The increase comes despite tighter lending rules introduced in 2015 to guard against another property-driven credit bubble.
The figures also show that consumers here are borrowing more to purchase more expensive homes, reflecting the acceleration in property values.
The research, based on over 17,000 loans from the State’s six main lenders, shows the average loan taken out by a first-time buyer in the first six months of 2018 was €216,505. This was €16,825 or 8 per cent higher than in the corresponding period last year.
The average value of properties being purchased by first-time buyers was put at €287,081, which was €20,596 or 8 per cent up on the previous period.
The figures also suggested that the average income of first-time buyers here was now €73,272, which was 4 per cent higher than last year.

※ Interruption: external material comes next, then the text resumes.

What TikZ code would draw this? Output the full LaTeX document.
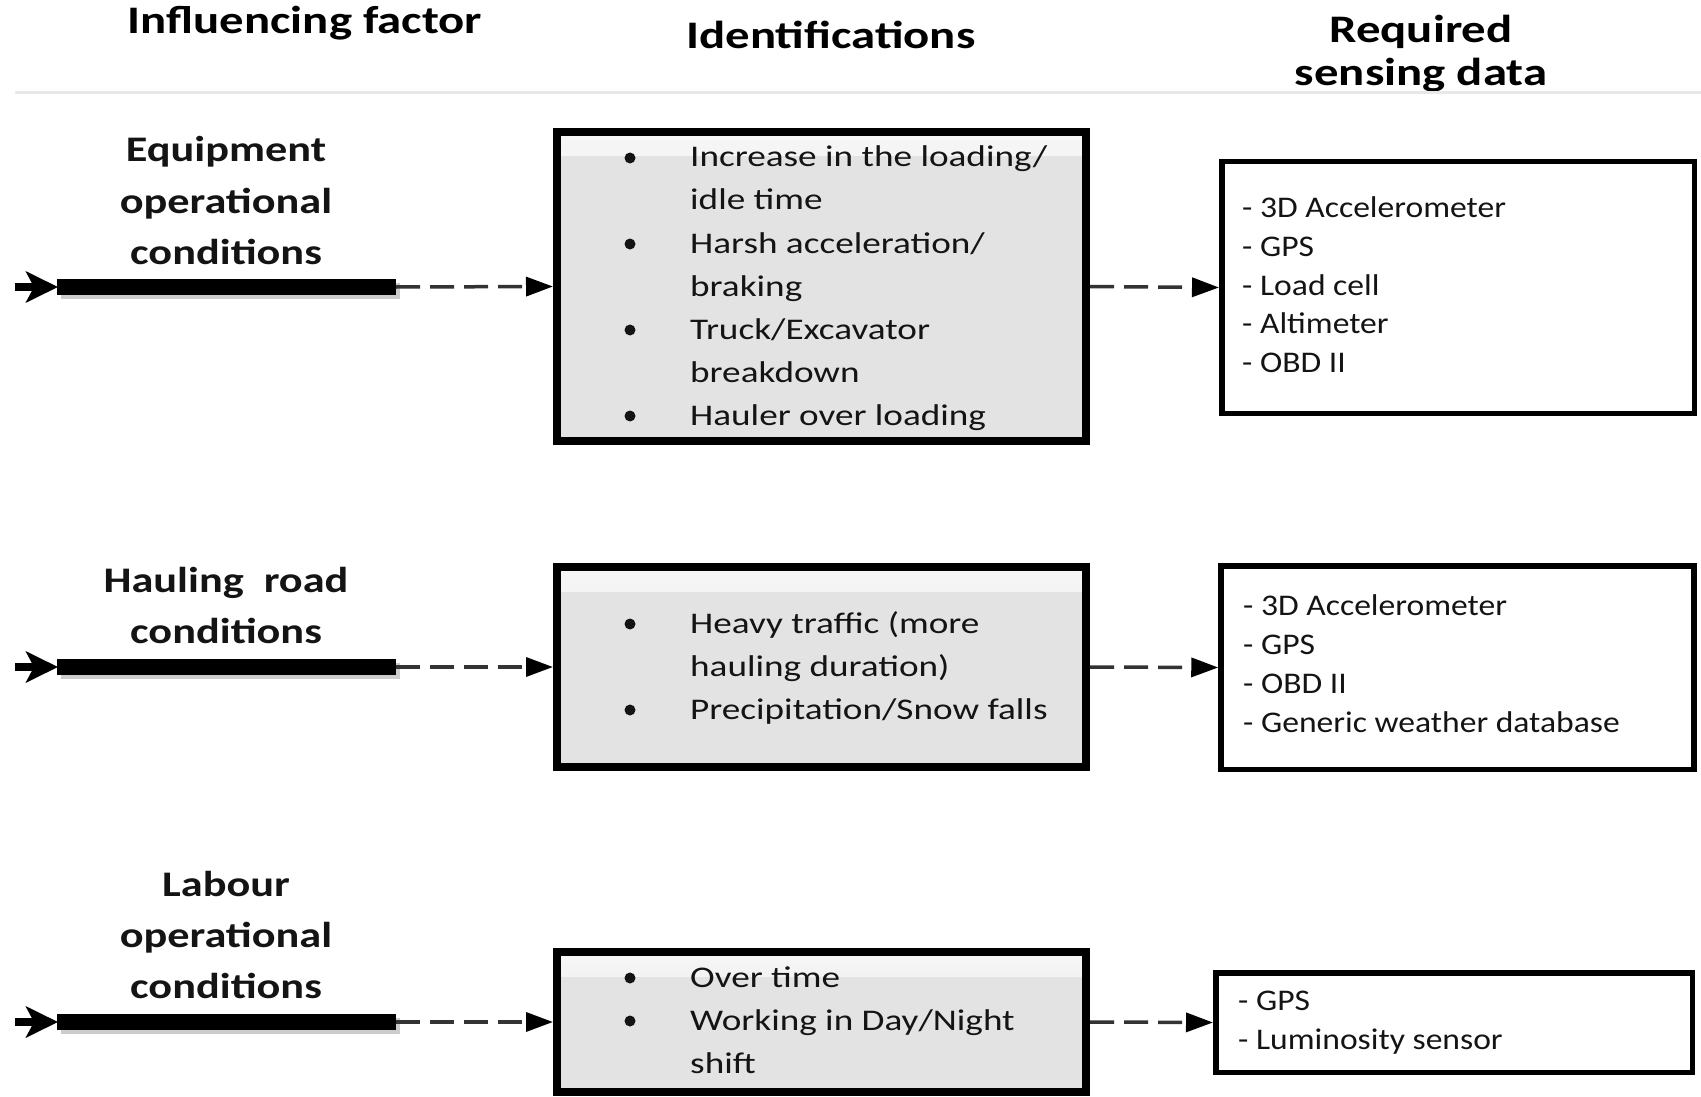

Second and subsequent borrowers were also borrowing more to acquire costlier properties. The average loan size in this category was €234,226, which was €4,041 or 1.7 per cent higher than in 2017.
The average value of properties being purchased by second and subsequent borrowers was €412,124, which was 2.7 per cent higher than the previous period.
The Central Bank’s report also noted that the average loan-to-value (LTV) of first-time buyers was just under 80 per cent while the average loan-to-income (LTI) was 3.1.
For second and subsequent borrowers, the average LTV was just under 67 per cent while the average LTI was 2.6 while the average borrower age increased from 41 to 42 years old.
Separate Central Bank figures showed household debt as a percentage of disposable income declined to 133 in the first quarter of this year, its lowest level since 2004.
Despite the improvement, Irish households remain the fourth most indebted in the EU.
The figures show the share of new-fixed rate lending continued to rise with fixed rates of three years and over representing 48 per cent of new primary-dwelling-house (PDH) lending.
The figures showed approximately 35 per cent of purchases by first-time buyers in the second quarter were for a newly constructed properties, in comparison with 28 per cent for second and subsequent borrowers.
The share of non-mortgaged household transactions continues to decline but remains substantial at 29.5 per cent, the report said.
The figures also showed the number and share of loans in arrears continues to fall with 63,402 loans classified as being in arrears of over 90 days in the second quarter, down from 72,610 in the second quarter of 2017.